The composition of a modern data stack depends on the specific needs and scale of an organization, which determine whether a component is a single tool or a combination of multiple tools. In our forthcoming article, we will delve into each phase and explore the associated components in detail.





Notes

[^1]: Non-relational data, also known as NoSQL (Not Only SQL), refers to a type of database that is designed to handle unstructured or semi-structured data, such as documents, graphs, or key-value pairs, which cannot be easily stored in traditional relational databases. Unlike relational databases, NoSQL databases are often schema-less and don't require a predefined structure for data storage.
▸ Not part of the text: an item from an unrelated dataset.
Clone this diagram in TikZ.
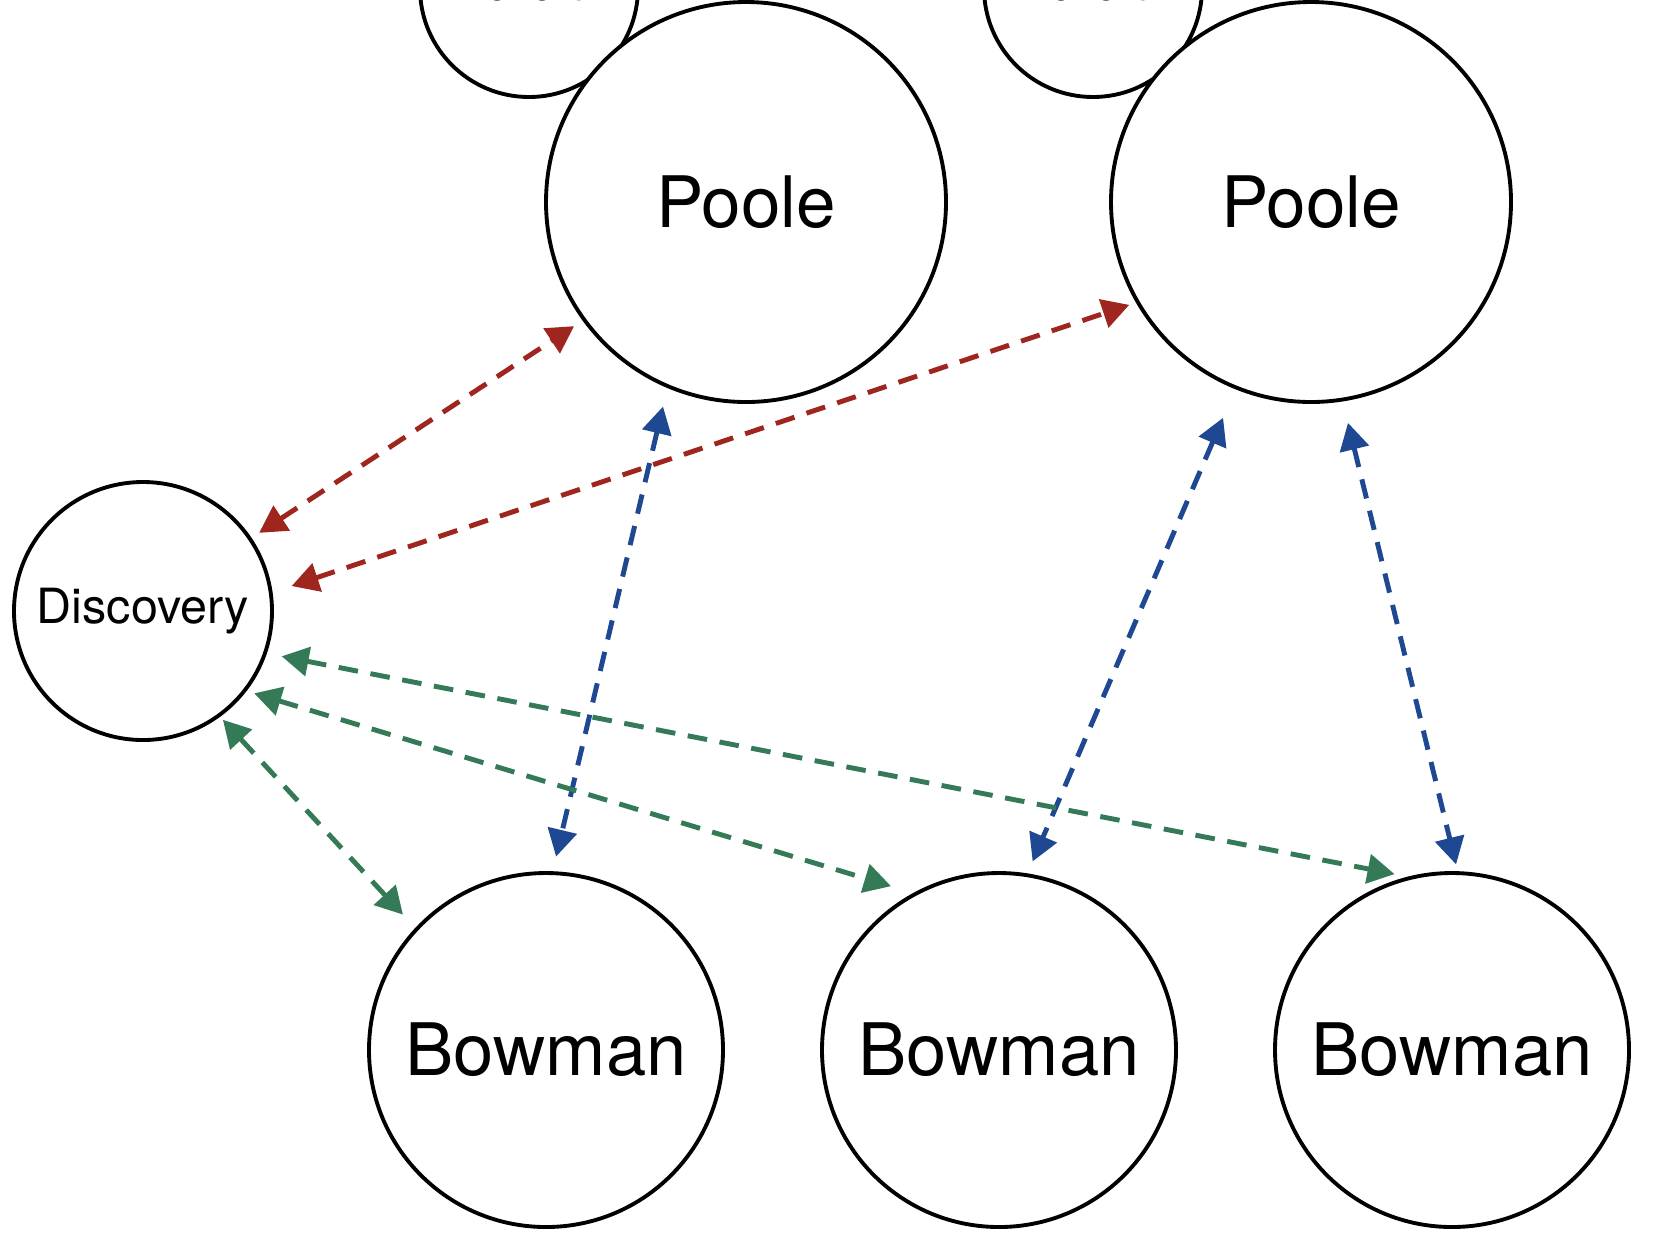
\documentclass[tikz,border=0pt]{standalone}
\usepackage{fontspec}
\setmainfont{TeX Gyre Heros}
\usetikzlibrary{arrows.meta,positioning}

\definecolor{linkred}{RGB}{158,38,30}
\definecolor{linkblue}{RGB}{30,72,145}
\definecolor{linkgreen}{RGB}{52,122,86}

\begin{document}
\begin{tikzpicture}[
  agent/.style={circle, draw, line width=1.1pt, outer sep=0pt, inner sep=0pt},
  poolenode/.style={agent, minimum size=4cm, font=\fontsize{20.2}{24}\selectfont},
  bownode/.style={agent, minimum size=3.54cm, font=\fontsize{20.6}{24}\selectfont},
  shipnode/.style={agent, minimum size=2.58cm, font=\fontsize{13.8}{16}\selectfont},
  mononode/.style={agent, minimum size=2.18cm, font=\fontsize{11.5}{14}\selectfont},
  link/.style={{Triangle[length=0.27cm,width=0.29cm]}-{Triangle[length=0.27cm,width=0.29cm]}, line width=1.4pt, dash pattern=on 5.6pt off 3.6pt},
  redlink/.style={link, linkred},
  bluelink/.style={link, linkblue},
  greenlink/.style={link, linkgreen}
]

\useasboundingbox (0,0) rectangle (16.6,-12.46);
\clip (0,0) rectangle (16.6,-12.46);

\node[mononode] (mono1) at (5.29,0.12) {\raisebox{0.04cm}{Monolith}};
\node[mononode, right =3.46cm of mono1] (mono2) {\raisebox{0.04cm}{Monolith}};

\node[poolenode, fill=white] (poole1) at (7.46,-2.02) {Poole};
\node[poolenode, fill=white, right =1.65cm of poole1] (poole2) {Poole};

\node[shipnode] (disc) at (1.43,-6.11) {Discovery};

\node[bownode] (bow1) at (5.46,-10.50) {Bowman};
\node[bownode, right =.99cm of bow1] (bow2) {Bowman};
\node[bownode, right =.99cm of bow2] (bow3) {Bowman};

\draw [redlink, shorten <=0.11cm, shorten >=0.12cm] (disc.34) to (poole1.216);
\draw [redlink, shorten <=0.22cm, shorten >=0.09cm] (disc.8) to (poole2.210);

\draw [bluelink, shorten <=0.21cm, shorten >=0.17cm] (poole1.247) to (bow1.88);
\draw [bluelink, shorten <=0.33cm, shorten >=0.15cm] (poole2.248) to (bow2.81);
\draw [bluelink, shorten <=0.24cm, shorten >=0.09cm] (poole2.279) to (bow3.88);

\draw [greenlink, shorten <=0.06cm, shorten >=0.20cm] (disc.-54) to (bow1.137);
\draw [greenlink, shorten <=0.10cm, shorten >=0.26cm] (disc.-38) to (bow2.118);
\draw [greenlink, shorten <=0.17cm, shorten >=0.18cm] (disc.-19) to (bow3.103);

\end{tikzpicture}
\end{document}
This flexibility makes them well-suited for handling large volumes of unstructured data that may be too difficult or expensive to store in a traditional relational database.

[^2]: Microservice architecture is a software development approach where a complex application is broken down into a set of smaller, independent services. Each service is designed to perform a specific task, and the communication between services is typically through well-defined APIs.

[^3]: A group of computers that work together to store and process large datasets.

[^4]: SQL (Structured Query Language) is a standard programming language used for managing and manipulating relational databases. It allows users to create, read, update and delete records in a database, as well as retrieve and manipulate data stored in tables. SQL is widely used in business and web applications for data management and analysis.

[^5]: The reason for that is internal architectural differences. Redshift is designed for massively parallel processing (MPP) and online analytic processing (OLAP) as opposed to online transaction processing (OLTP).

[^6]: In 2012, the price to manage a terabyte of data was less than $1,000 per year with Redshift, as opposed to spending over $100,000 to build a comparable infrastructure.